Task goal:
Pull out every line with the word "matplotlib".

Data provided:

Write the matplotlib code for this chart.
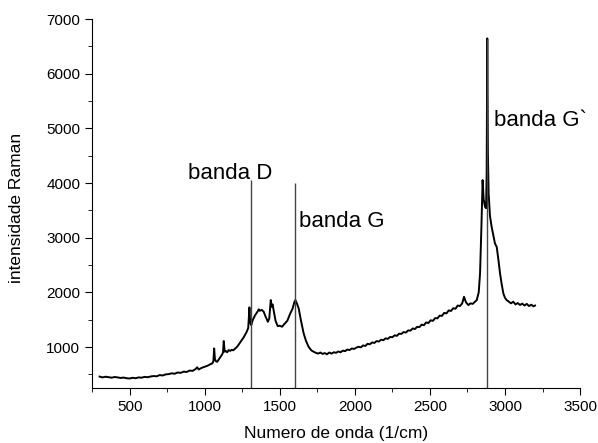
import matplotlib
matplotlib.use("Agg")
import matplotlib.pyplot as plt
from matplotlib.ticker import MultipleLocator

plt.rcParams["font.family"] = ["Liberation Sans", "DejaVu Sans"]

# espectro Raman (numero de onda, intensidade)
wavenumber = [300, 320, 340, 360, 380, 400, 420, 440, 460, 480, 500, 520, 540,
              560, 580, 600, 620, 640, 660, 680, 700, 720, 740, 760, 780, 800,
              820, 840, 860, 880, 900, 920, 940, 950, 960, 980, 1000, 1020, 1040,
              1050, 1058, 1063, 1068, 1075, 1083, 1095, 1105, 1115, 1122, 1127,
              1133, 1140, 1150, 1160, 1170, 1180, 1190, 1200, 1210, 1220, 1230,
              1240, 1250, 1260, 1270, 1280, 1290, 1298, 1303, 1310, 1320, 1335,
              1350, 1360, 1367, 1380, 1393, 1405, 1415, 1420, 1430, 1440, 1446,
              1452, 1460, 1472, 1486, 1500, 1515, 1530, 1550, 1570, 1585, 1597,
              1604, 1615, 1626, 1640, 1659, 1675, 1692, 1710, 1725, 1740, 1755,
              1770, 1785, 1800, 1814, 1830, 1845, 1860, 1875, 1890, 1905, 1920,
              1935, 1950, 1965, 1980, 1995, 2010, 2025, 2040, 2055, 2070, 2085,
              2100, 2115, 2130, 2145, 2160, 2175, 2190, 2205, 2220, 2235, 2250,
              2265, 2280, 2295, 2310, 2325, 2340, 2355, 2370, 2385, 2400, 2415,
              2430, 2445, 2460, 2475, 2490, 2505, 2520, 2535, 2550, 2565, 2580,
              2595, 2610, 2625, 2640, 2655, 2670, 2685, 2700, 2715, 2727, 2740,
              2756, 2770, 2785, 2800, 2812, 2825, 2834, 2843, 2851, 2858, 2867,
              2874, 2878, 2882, 2886, 2891, 2900, 2911, 2922, 2933, 2945, 2956,
              2967, 2978, 2989, 3000, 3011, 3025, 3040, 3055, 3070, 3085, 3100,
              3115, 3130, 3145, 3160, 3175, 3190, 3200]
intensity = [460, 445, 458, 450, 440, 452, 445, 435, 442, 430, 425, 438, 430,
             445, 440, 455, 448, 462, 470, 465, 488, 480, 500, 505, 520, 512,
             535, 528, 550, 545, 570, 565, 600, 630, 590, 620, 640, 660, 690,
             700, 740, 975, 780, 740, 730, 780, 820, 860, 900, 1110,
             915, 930, 905, 945, 930, 950, 940, 965, 990, 1020, 1060,
             1100, 1140, 1180, 1230, 1280, 1350, 1726, 1450, 1400, 1494, 1580,
             1640, 1690, 1664, 1680, 1646, 1560, 1500, 1463, 1520, 1860, 1737,
             1780, 1664, 1480, 1384, 1390, 1372, 1420, 1480, 1616, 1700, 1820,
             1860, 1790, 1708, 1500, 1250, 1110, 1005, 940, 915, 895, 880,
             900, 875, 890, 868, 900, 880, 905, 895, 920, 905, 935,
             925, 955, 945, 975, 965, 990, 1005, 995, 1030, 1020, 1060,
             1050, 1085, 1075, 1110, 1100, 1135, 1125, 1160, 1150, 1185, 1180,
             1215, 1205, 1245, 1240, 1275, 1265, 1305, 1300, 1340, 1330, 1370,
             1365, 1410, 1400, 1450, 1440, 1490, 1480, 1530, 1525, 1575, 1570,
             1625, 1615, 1670, 1660, 1710, 1700, 1760, 1750, 1800, 1920, 1820,
             1768, 1800, 1790, 1830, 1860, 2000, 2353, 3200, 4054, 3700, 3566,
             3540, 4200, 6646, 4600, 3811, 3400, 3200, 3050, 2897, 2830, 2600,
             2348, 2150, 1982, 1900, 1860, 1830, 1800, 1830, 1780, 1805, 1770,
             1795, 1760, 1790, 1750, 1775, 1745, 1760]

# linhas marcando as bandas: posicao, topo da linha, rotulo
band_pos = [1309, 1600, 2882]
band_top = [4050, 4010, 6640]
band_label = ["banda D", "banda G", "banda G`"]

fig = plt.figure(figsize=(5.98, 4.43), dpi=100)
ax = fig.add_axes([0.154, 0.124, 0.816, 0.833])

ax.plot(wavenumber, intensity, color="black", lw=1.4)
for x, top in zip(band_pos, band_top):
    ax.vlines(x, 250, top, color="#444444", lw=1.0)

ax.text(892, 4070, band_label[0], fontsize=16, ha="left", va="baseline")
ax.text(1630, 3195, band_label[1], fontsize=16, ha="left", va="baseline")
ax.text(2927, 5042, band_label[2], fontsize=16, ha="left", va="baseline")

ax.set_xlim(250, 3500)
ax.set_ylim(250, 7000)
ax.xaxis.set_major_locator(MultipleLocator(500))
ax.xaxis.set_minor_locator(MultipleLocator(250))
ax.yaxis.set_major_locator(MultipleLocator(1000))
ax.yaxis.set_minor_locator(MultipleLocator(500))
ax.set_yticks(range(1000, 7001, 1000))

ax.spines["top"].set_visible(False)
ax.spines["right"].set_visible(False)
ax.tick_params(which="major", direction="out", length=5, labelsize=11)
ax.tick_params(which="minor", direction="out", length=3)

ax.set_xlabel("Numero de onda (1/cm)", fontsize=12.5, labelpad=9)
ax.set_ylabel("intensidade Raman", fontsize=12.5)
ax.yaxis.set_label_coords(-0.139, 0.488)

fig.savefig("out.png", dpi=100)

Solution:
Write the matplotlib code for this chart.
import matplotlib
matplotlib.use("Agg")
import matplotlib.pyplot as plt
from matplotlib.ticker import MultipleLocator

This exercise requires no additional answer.